- Country: Switzerland
- Place of origin: Neyruz
- Founded: 14th century
- Estate(s): Ependes, Macconnens, Vuissens, others

= D'Amman family =

Patrician family from Fribourg

The d'Amman family is a patrician family originally from Neyruz in the Canton of Fribourg. The family has been documented as bourgeois of Fribourg since 1343 under the names Gaudion, Godion, or Mestra(u)l, with the Germanized form appearing at the beginning of the 16th century.

== History ==
The family was represented in the Grand Council and gained entry to the Secret Chamber and the Small Council in the 15th century, where it remained until the end of the 18th century.
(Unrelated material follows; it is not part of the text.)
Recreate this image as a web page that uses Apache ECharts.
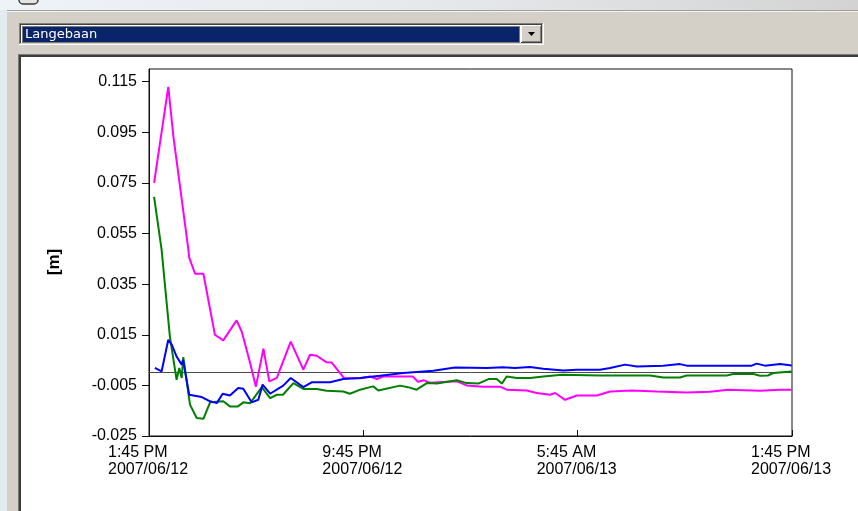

Its social ascent is reflected in its matrimonial policy. Through inheritance or purchase, the family acquired lordships or co-lordships of Vuissens (1541-1566) and Démoret (1541-1596), Saint-Barthélemy and Goumoens-le-Châtel (1652/1653-1718 and 1794-1803), Ependes (with its castle, 1661-1972), and Macconnens (1673-1840). The family produced bailiffs as well as officers in the service of France.

== Notable members ==

- Nicod Mestraul is mentioned as a bourgeois of Fribourg in 1442. His son Jean Mestraul was banneret of the Bourg and chief of the Fribourg artillery at the Battle of Morat.
- Jean (died 1523), son of the preceding, took the name d'Amman, commanded the Fribourg contingent during the Italian campaign, and was wounded in the service of France at La Bicoque (1522).
- Petermann Amman, son of Jean, obtained a letter of arms from Charles V in 1541.
- Jean (1607-1682), bailli of Rue, purchased Saint-Barthélemy and Goumoens.
- Nicolas (1624-1708) acquired Macconnens, which remained in the hands of the family until the extinction of seigneurial rights.
- Béat-Nicolas-Ignace d'Amman, provost of Saint-Nicolas, and his brother François-Pierre-Joseph, a Jesuit, embraced ecclesiastical careers.
- François-Nicolas-Alois-Jean (1781-1853) was master of the Mint of Fribourg from 1808 to 1847. His brother Jean-Baptiste (1788-1865) settled around 1830 in Poland (this branch is extinct).
- François-Nicolas-Alois-Bonaventure (1800-1853), Fribourg delegate to the last Federal Diet, was expelled from Fribourg as an instigator of the Sonderbund by the radical government. After him, the family no longer produced leading politicians but counted representatives of the liberal professions.